In this week’s issue… What’s next for Entercom after WBEB buy – WFAN’s Benigno on leave – WEEI’s airshift shuffle – Station sale in RI – VT channel-share kicks in
By SCOTT FYBUSH
*A quick bit of housekeeping before we head into this week’s column: are you on our Mailchimp-based email list? It’s quick and free to sign up in the right-hand bar of our website – and it’s a separate list from our paid subscriptions, which means that even if you’re a paying NERW subscriber (for which we thank you!), you’re not automatically getting our morning emails when there’s a new NERW, Tower Site of the Week, Top of the Tower podcast (check out our latest, featuring an extended interview about the all-digital AM HD experiment underway in Maryland!) or, especially, breaking news.
Breaking news like, for instance, the stunning announcement on Thursday morning that Philadelphia’s WBEB (101.1) was headed to a new owner – not to Beasley, as the rumor mill had been speculating, but rather to Entercom, which defrays some of the cost of the $57.5 million deal with a $38 million side deal spinning WXTU (92.5) back to former owner Beasley.
As loyal NERW subscribers, you expect some detailed analysis of this complex deal, and we’re here to serve, right over the fold…
We now have the 2019 Tower Site Calendar back in stock — 10 of them, anyway.
Now is the time to order your calendar if you don’t have one yet. This is the last printing for the year.
We also have 10 copies of The Radio Historian’s 2019 Calendar available, which are now 20% off.
Check them both out in our store!
We’re a community.
From the NERW Archives
Yup, we’ve been doing this a long time now, and so we’re digging back into the vaults for a look at what NERW was covering one, five, ten, fifteen and twenty years ago this week, or thereabouts.
Note that the column appeared on an erratic schedule in its earliest years as “New England Radio Watch,” and didn’t go to a regular weekly schedule until 1997.
One Year Ago: July 24, 2017
*Is there any market more resistant to outside talent than Boston? The notoriously provincial listeners of eastern MASSACHUSETTS have been pretty consistent over the years in rejecting shows that originate from outside the market. With the possible exception of a few successful years for Howard Stern in WBCN’s waning days, Boston listeners want to hear Boston voices on their Boston morning airwaves…which is what makes it puzzling, at best, to read Beasley’s announcement that it’s importing the morning team from its WRIF (101.1 Detroit) to be heard in the morning on “Alt 92.9” WBOS (92.9 Brookline).

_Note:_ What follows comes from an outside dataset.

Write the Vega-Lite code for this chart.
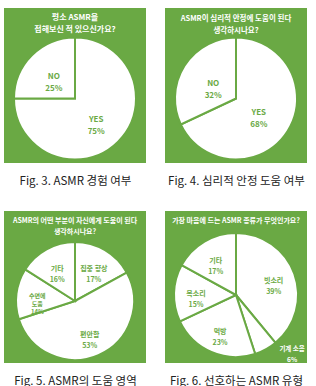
{
  "$schema": "https://vega.github.io/schema/vega-lite/v6.json",
  "background": "white",
  "padding": {"left": 4, "top": 8, "right": 0, "bottom": 0},
  "spacing": 24,
  "config": {
    "view": {"fill": "#6aa944", "stroke": null},
    "font": "Noto Sans CJK KR",
    "axis": {"domain": false, "ticks": false, "labels": false, "grid": false, "titlePadding": 12, "titleFontSize": 11.5, "titleFontWeight": "normal", "titleColor": "#222222", "titleFont": "Noto Sans CJK KR"}
  },
  "datasets": {
    "p1": [
      {"i": 1, "cat": "YES", "value": 75, "label": "YES\n75%"},
      {"i": 2, "cat": "NO", "value": 25, "label": "NO\n25%"}
    ],
    "p2": [
      {"i": 1, "cat": "YES", "value": 68, "label": "YES\n68%"},
      {"i": 2, "cat": "NO", "value": 32, "label": "NO\n32%"}
    ],
    "p3": [
      {"i": 1, "cat": "집중 향상", "value": 17, "label": "집중 향상\n17%"},
      {"i": 2, "cat": "편안함", "value": 53, "label": "편안함\n53%"},
      {"i": 3, "cat": "수면에 도움", "value": 14, "label": "수면에\n도움\n14%"},
      {"i": 4, "cat": "기타", "value": 16, "label": "기타\n16%"}
    ],
    "p4": [
      {"i": 1, "cat": "빗소리", "value": 39, "label": "빗소리\n39%"},
      {"i": 2, "cat": "기계 소음", "value": 6, "label": "기계 소음\n6%"},
      {"i": 3, "cat": "먹방", "value": 23, "label": "먹방\n23%"},
      {"i": 4, "cat": "목소리", "value": 15, "label": "목소리\n15%"},
      {"i": 5, "cat": "기타", "value": 17, "label": "기타\n17%"}
    ]
  },
  "vconcat": [
    {
      "bounds": "flush",
      "hconcat": [
        {
          "width": 142, "height": 155,
          "view": {"fill": "#6aa944", "stroke": null},
          "title": {"text": ["평소 ASMR을", "접해보신 적 있으신가요?"], "orient": "top", "offset": -26, "color": "white", "fontSize": 8, "fontWeight": "bold", "lineHeight": 12},
          "data": {"name": "p1"},
          "layer": [
            {
              "mark": {"type": "rule", "opacity": 0},
              "encoding": {"x": {"field": "value", "type": "quantitative", "axis": {"title": "Fig. 3. ASMR 경험 여부"}}}
            },
            {
              "mark": {"type": "arc", "outerRadius": 61, "fill": "white", "stroke": "#6aa944", "strokeWidth": 2, "yOffset": 13},
              "encoding": {"theta": {"field": "value", "type": "quantitative", "stack": true}, "order": {"field": "i", "type": "quantitative"}}
            },
            {
              "mark": {"type": "text", "radius": 30, "yOffset": 13, "fill": "#6aa944", "fontWeight": "bold", "fontSize": 8, "lineBreak": "\n", "lineHeight": 12},
              "encoding": {"theta": {"field": "value", "type": "quantitative", "stack": true}, "order": {"field": "i", "type": "quantitative"}, "text": {"field": "label"}}
            }
          ]
        },
        {
          "width": 142, "height": 155,
          "view": {"fill": "#6aa944", "stroke": null},
          "title": {"text": ["ASMR이 심리적 안정에 도움이 된다", "생각하시나요?"], "orient": "top", "offset": -26, "color": "white", "fontSize": 7.5, "fontWeight": "bold", "lineHeight": 12},
          "data": {"name": "p2"},
          "layer": [
            {
              "mark": {"type": "rule", "opacity": 0},
              "encoding": {"x": {"field": "value", "type": "quantitative", "axis": {"title": "Fig. 4. 심리적 안정 도움 여부"}}}
            },
            {
              "mark": {"type": "arc", "outerRadius": 61, "fill": "white", "stroke": "#6aa944", "strokeWidth": 2, "yOffset": 13},
              "encoding": {"theta": {"field": "value", "type": "quantitative", "stack": true}, "order": {"field": "i", "type": "quantitative"}}
            },
            {
              "mark": {"type": "text", "radius": 27, "yOffset": 13, "fill": "#6aa944", "fontWeight": "bold", "fontSize": 8, "lineBreak": "\n", "lineHeight": 12},
              "encoding": {"theta": {"field": "value", "type": "quantitative", "stack": true}, "order": {"field": "i", "type": "quantitative"}, "text": {"field": "label"}}
            }
          ]
        }
      ],
      "spacing": 19
    },
    {
      "bounds": "flush",
      "hconcat": [
        {
          "width": 142, "height": 152,
          "view": {"fill": "#6aa944", "stroke": null},
          "title": {"text": ["ASMR의 어떤 부분이 자신에게 도움이 된다", "생각하시나요?"], "orient": "top", "offset": -24, "color": "white", "fontSize": 7, "fontWeight": "bold", "lineHeight": 11},
          "data": {"name": "p3"},
          "layer": [
            {
              "mark": {"type": "rule", "opacity": 0},
              "encoding": {"x": {"field": "value", "type": "quantitative", "axis": {"title": "Fig. 5. ASMR의 도움 영역"}}}
            },
            {
              "mark": {"type": "arc", "outerRadius": 59, "fill": "white", "stroke": "#6aa944", "strokeWidth": 2, "yOffset": 14},
              "encoding": {"theta": {"field": "value", "type": "quantitative", "stack": true}, "order": {"field": "i", "type": "quantitative"}}
            },
            {
              "mark": {"type": "text", "radius": 37, "yOffset": 14, "fill": "#6aa944", "fontWeight": "bold", "fontSize": 7, "lineBreak": "\n", "lineHeight": 11},
              "encoding": {"theta": {"field": "value", "type": "quantitative", "stack": true}, "order": {"field": "i", "type": "quantitative"}, "text": {"condition": {"test": "datum.cat === '수면에 도움'", "value": ""}, "field": "label"}}
            },
            {
              "mark": {"type": "text", "radius": 38, "yOffset": 14, "fill": "#6aa944", "fontWeight": "bold", "fontSize": 6, "lineBreak": "\n", "lineHeight": 8},
              "encoding": {"theta": {"field": "value", "type": "quantitative", "stack": true}, "order": {"field": "i", "type": "quantitative"}, "text": {"condition": {"test": "datum.cat !== '수면에 도움'", "value": ""}, "field": "label"}}
            }
          ]
        },
        {
          "width": 142, "height": 152,
          "view": {"fill": "#6aa944", "stroke": null},
          "title": {"text": "가장 마음에 드는 ASMR 종류가 무엇인가요?", "orient": "top", "offset": -13, "color": "white", "fontSize": 7, "fontWeight": "bold", "lineHeight": 11},
          "data": {"name": "p4"},
          "layer": [
            {
              "mark": {"type": "rule", "opacity": 0},
              "encoding": {"x": {"field": "value", "type": "quantitative", "axis": {"title": "Fig. 6. 선호하는 ASMR 유형"}}}
            },
            {
              "mark": {"type": "arc", "outerRadius": 62, "fill": "white", "stroke": "#6aa944", "strokeWidth": 2, "yOffset": 8},
              "encoding": {"theta": {"field": "value", "type": "quantitative", "stack": true}, "order": {"field": "i", "type": "quantitative"}}
            },
            {
              "mark": {"type": "text", "radius": 40, "yOffset": 8, "fill": "#6aa944", "fontWeight": "bold", "fontSize": 7, "lineBreak": "\n", "lineHeight": 11},
              "encoding": {"theta": {"field": "value", "type": "quantitative", "stack": true}, "order": {"field": "i", "type": "quantitative"}, "text": {"condition": {"test": "datum.cat === '기계 소음'", "value": ""}, "field": "label"}}
            },
            {
              "mark": {"type": "text", "radius": 78, "thetaOffset": -0.3, "yOffset": 8, "fill": "white", "fontWeight": "bold", "fontSize": 6.5, "lineBreak": "\n", "lineHeight": 11},
              "encoding": {"theta": {"field": "value", "type": "quantitative", "stack": true}, "order": {"field": "i", "type": "quantitative"}, "text": {"condition": {"test": "datum.cat !== '기계 소음'", "value": ""}, "field": "label"}}
            }
          ]
        }
      ],
      "spacing": 19
    }
  ]
}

Starting today, the “Dave and Chuck the Freak Morning Show,” hosted by Dave Hunter, Charles Urquhart and Lisa Way, will be simulcast on both stations. “The Dave & Chuck the Freak show is both funny and relatable, and its cast is made up of masterful storytellers with an eye for the extraordinary,” said PD Cadillac Jack in the corporate press release. “When you combine their natural talent, great chemistry, and impeccable work ethic, the results are unparalleled, and we’re especially excited to welcome them to ALT 92.9!”

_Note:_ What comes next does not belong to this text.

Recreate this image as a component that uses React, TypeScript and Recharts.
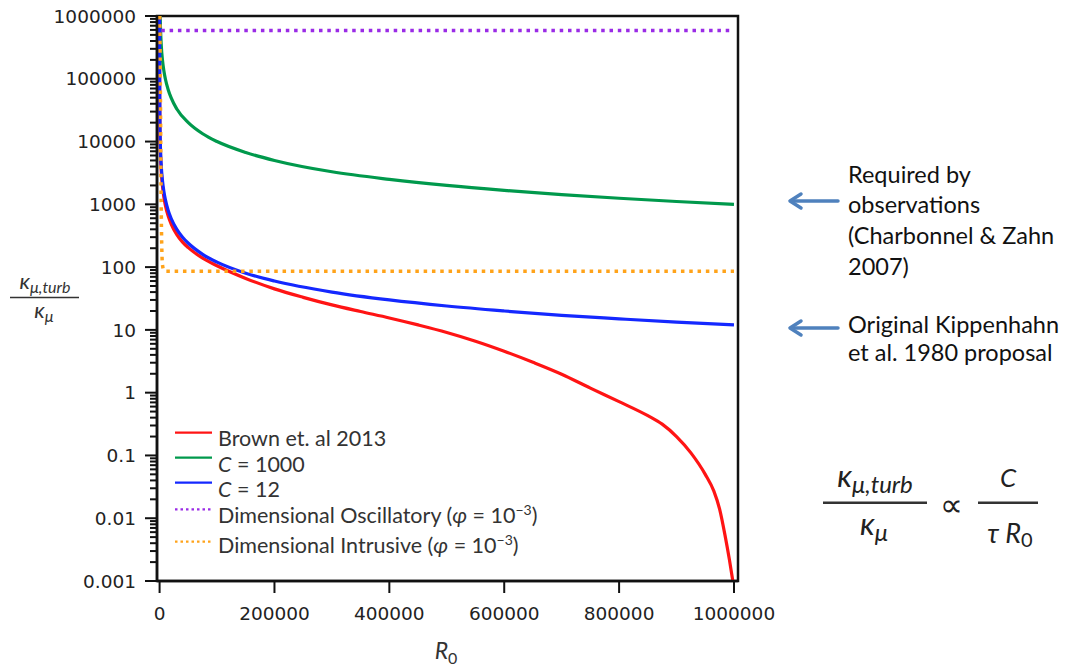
import React from "react";
import { LineChart, Line, XAxis, YAxis, Legend, ReferenceArea } from "recharts";

// R0 samples and kappa ratio values
const brownR0 = [12, 50, 200, 600, 1500, 3000, 5000, 7500, 10000, 15000, 20000, 30000, 40000, 50000, 75000, 100000, 150000, 200000, 250000, 300000, 350000, 400000, 450000, 500000, 550000, 600000, 650000, 700000, 750000, 800000, 850000, 875000, 900000, 925000, 950000, 965000, 975000, 985000, 992000, 998000];
const brownK = [800000, 190000, 48000, 16000, 6500, 3250, 1950, 1300, 970, 650, 490, 330, 250, 204, 139, 105, 66, 45, 33, 25, 19.6, 15.5, 12.0, 9.1, 6.6, 4.57, 3.05, 1.97, 1.18, 0.72, 0.43, 0.315, 0.2, 0.11, 0.05, 0.027, 0.014, 0.005, 0.0022, 0.001];

const c12R0 = [12, 50, 200, 600, 1500, 3000, 5000, 7500, 10000, 15000, 20000, 30000, 40000, 50000, 75000, 100000, 150000, 200000, 300000, 400000, 500000, 600000, 700000, 800000, 900000, 1000000];
const c12K = [1000000, 240000, 60000, 20000, 8000, 4000, 2400, 1600, 1200, 800, 600, 400, 300, 240, 160, 120, 80, 60, 40, 30, 24, 20, 17, 15, 13.3, 12];

const c1000R0 = [1000, 1500, 3000, 5000, 7500, 10000, 15000, 20000, 30000, 50000, 75000, 100000, 150000, 200000, 300000, 400000, 500000, 600000, 700000, 800000, 900000, 1000000];
const c1000K = [1000000, 667000, 333000, 200000, 133000, 100000, 67000, 50000, 33000, 20000, 13300, 10000, 6700, 5000, 3300, 2500, 2000, 1670, 1430, 1250, 1110, 1000];

const oscR0 = [3000, 1000000];
const oscK = [590000, 590000];

const intrR0 = [300, 1500, 2500, 3500, 5000, 7000, 10000, 1000000];
const intrK = [1000000, 50000, 2000, 300, 110, 90, 86, 86];

const xDomain = [-4500, 1007000];
const yDomain = [0.001, 1000000];
const xTicks = [0, 200000, 400000, 600000, 800000, 1000000];
const yDecades = [0.001, 0.01, 0.1, 1, 10, 100, 1000, 10000, 100000, 1000000];
const minorSteps = [2, 3, 4, 5, 6, 7, 8, 9];
const yTicks = [
  ...yDecades,
  ...yDecades.slice(0, -1).flatMap((d) => minorSteps.map((m) => +(d * m).toPrecision(3))),
].sort((a, b) => a - b);

// chart layout
const W = 1091;
const H = 666;
const marginTop = 16;
const marginRight = 353;
const xAxisHeight = 85;
const yAxisWidth = 157;
const plotHeight = H - marginTop - xAxisHeight;

const toRows = (xs: number[], ys: number[]) => xs.map((r0, i) => ({ r0, k: ys[i] }));

const series = [
  { key: "brown", name: "Brown et. al 2013", color: "#ff1414", dash: undefined as string | undefined, data: toRows(brownR0, brownK) },
  { key: "c1000", name: "C = 1000", color: "#00994c", dash: undefined, data: toRows(c1000R0, c1000K) },
  { key: "c12", name: "C = 12", color: "#1428ff", dash: undefined, data: toRows(c12R0, c12K) },
  { key: "osc", name: "Dimensional Oscillatory", color: "#9a2be6", dash: "3.5 4.8", data: toRows(oscR0, oscK) },
  { key: "intr", name: "Dimensional Intrusive", color: "#ffa31a", dash: "3.5 4.8", data: toRows(intrR0, intrK) },
];

const tickFont = "'DejaVu Sans', sans-serif";
const textFont = "Lato, 'Open Sans', sans-serif";

const isDecade = (v: number) => {
  const l = Math.log10(v);
  return Math.abs(l - Math.round(l)) < 1e-6;
};

// log axis tick: long tick + label on decades, short tick otherwise
function LogTick(props: any) {
  const x = Number(props.x);
  const y = Number(props.y);
  const v = Number(props.payload?.value);
  const major = isDecade(v);
  // if the axis only handed us decades, add the minor marks of the decade below
  const onlyDecades = Number(props.visibleTicksCount) <= yDecades.length;
  const perDecade = plotHeight / Math.log10(yDomain[1] / yDomain[0]);
  const minors =
    major && onlyDecades && v > yDomain[0]
      ? minorSteps.map((m) => y + perDecade * (1 - Math.log10(m)))
      : [];
  return (
    <g>
      <line x1={x - (major ? 12 : 7)} x2={x} y1={y} y2={y} stroke="#111" strokeWidth={2} />
      {minors.map((ym, i) => (
        <line key={i} x1={x - 7} x2={x} y1={ym} y2={ym} stroke="#111" strokeWidth={1.8} />
      ))}
      {major && (
        <text x={x - 21} y={y} dy="0.36em" textAnchor="end" fontFamily={tickFont} fontSize={18.5} fill="#222">
          {String(Number(v.toPrecision(6)))}
        </text>
      )}
    </g>
  );
}

function LegendBox() {
  const rows = [12.7, 37.7, 62.7, 89.3, 121.7];
  const base = [26, 51.7, 77.3, 103.3, 133.3];
  const sup = (
    <>
      {" ("}
      <tspan fontStyle="italic">φ</tspan>
      {" = 10"}
      <tspan dy={-8} fontSize={14}>−3</tspan>
      <tspan dy={8}>)</tspan>
    </>
  );
  return (
    <svg width={460} height={145} style={{ overflow: "visible" }}>
      {series.map((s, i) => (
        <g key={s.key}>
          <line x1={5} x2={42} y1={rows[i]} y2={rows[i]} stroke={s.color} strokeWidth={2.2} strokeDasharray={s.dash ? "2.5 3" : undefined} />
          <text x={48} y={base[i]} fontFamily={textFont} fontSize={21.5} fill="#333">
            {s.key === "c1000" || s.key === "c12" ? (
              <>
                <tspan fontStyle="italic">C</tspan>
                {s.name.slice(1)}
              </>
            ) : (
              s.name
            )}
            {(s.key === "osc" || s.key === "intr") && sup}
          </text>
        </g>
      ))}
    </svg>
  );
}

function Overlay() {
  const arrow = "#4f81bd";
  return (
    <svg width={W} height={H} style={{ position: "absolute", left: 0, top: 0, pointerEvents: "none" }}>
      {/* y label */}
      <g fontFamily={textFont} fill="#333" fontStyle="italic">
        <text x={45} y={289} textAnchor="middle" fontSize={22}>
          κ<tspan fontSize={16} dy={4}>μ,turb</tspan>
        </text>
        <line x1={10} x2={79} y1={297.5} y2={297.5} stroke="#333" strokeWidth={1.5} />
        <text x={44} y={318} textAnchor="middle" fontSize={22}>
          κ<tspan fontSize={16} dy={4}>μ</tspan>
        </text>
      </g>
      {/* x label */}
      <text x={446} y={659} textAnchor="middle" fontFamily={textFont} fontSize={23} fill="#333" fontStyle="italic">
        R<tspan fontSize={16} dy={5} fontStyle="normal">0</tspan>
      </text>
      {/* annotations */}
      <g fontFamily={textFont} fontSize={23.5} fill="#111">
        <text x={848} y={183}>Required by</text>
        <text x={848} y={213}>observations</text>
        <text x={848} y={244}>(Charbonnel &amp; Zahn</text>
        <text x={848} y={275}>2007)</text>
        <text x={848} y={333}>Original Kippenhahn</text>
        <text x={848} y={361}>et al. 1980 proposal</text>
      </g>
      <g stroke={arrow} strokeWidth={3.5} fill="none" strokeLinecap="round" strokeLinejoin="round">
        <line x1={838} y1={201} x2={792} y2={201} />
        <polyline points="801,194 790,201 801,208" />
        <line x1={838} y1={328} x2={792} y2={328} />
        <polyline points="801,321 790,328 801,335" />
      </g>
      {/* formula */}
      <g fontFamily={textFont} fill="#222" fontStyle="italic">
        <text x={875} y={487} textAnchor="middle" fontSize={31}>
          κ<tspan fontSize={24} dy={6}>μ,turb</tspan>
        </text>
        <line x1={823} x2={927} y1={502.7} y2={502.7} stroke="#333" strokeWidth={2.5} />
        <text x={874} y={535} textAnchor="middle" fontSize={31}>
          κ<tspan fontSize={24} dy={6}>μ</tspan>
        </text>
        <text x={951} y={516} textAnchor="middle" fontSize={32} fontStyle="normal">∝</text>
        <text x={1008} y={487} textAnchor="middle" fontSize={26}>C</text>
        <line x1={978} x2={1038} y1={502.7} y2={502.7} stroke="#333" strokeWidth={2.5} />
        <text x={1010} y={543} textAnchor="middle" fontSize={27}>
          τ R<tspan fontSize={20} dy={4} fontStyle="normal">0</tspan>
        </text>
      </g>
    </svg>
  );
}

export default function App() {
  return (
    <div style={{ position: "absolute", left: 0, top: 0, width: W, height: H, background: "#fff" }}>
      <LineChart width={W} height={H} margin={{ top: marginTop, right: marginRight, bottom: 0, left: 0 }}>
        <XAxis
          dataKey="r0"
          type="number"
          domain={xDomain}
          ticks={xTicks}
          allowDataOverflow
          height={xAxisHeight}
          tickSize={12}
          tickMargin={14}
          axisLine={{ stroke: "#111", strokeWidth: 2.5 }}
          tickLine={{ stroke: "#111", strokeWidth: 2 }}
          tick={{ fontFamily: tickFont, fontSize: 18.5, fill: "#222" }}
        />
        <YAxis
          type="number"
          scale="log"
          domain={yDomain}
          allowDataOverflow
          ticks={yTicks}
          tickCount={100}
          interval={0}
          width={yAxisWidth}
          tickSize={0}
          tickMargin={0}
          tickLine={false}
          axisLine={{ stroke: "#111", strokeWidth: 2.5 }}
          tick={(p: any) => <LogTick {...p} />}
        />
        <ReferenceArea x1={xDomain[0]} x2={xDomain[1]} y1={yDomain[0]} y2={yDomain[1]} fill="none" stroke="#111" strokeWidth={2.5} />
        {series.map((s) => (
          <Line
            key={s.key}
            data={s.data}
            dataKey="k"
            name={s.name}
            type="monotone"
            stroke={s.color}
            strokeWidth={s.dash ? 3.5 : 3.2}
            strokeDasharray={s.dash}
            dot={false}
            isAnimationActive={false}
          />
        ))}
        <Legend
          layout="horizontal"
          align="center"
          verticalAlign="middle"
          wrapperStyle={{ left: 170, top: 420, width: 460, height: 145 }}
          content={() => <LegendBox />}
        />
      </LineChart>
      <Overlay />
    </div>
  );
}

But will WBOS listeners welcome Dave and Chuck? It’s a sure bet that any mention of the Tigers, the Walter Reuther Freeway or Governor Rick Snyder will be an instant turn-off for Sox fans driving on the Pike – and that means that Dave, Chuck and Lisa will have to try to be fairly generic, which is usually the last thing anyone wants a morning show to be. (For contrast, just look down the hall from WBOS to Beasley’s WROR, which has had literally decades of morning radio success with the these-guys-could-only-be-in-Boston voices of Loren and Wally.)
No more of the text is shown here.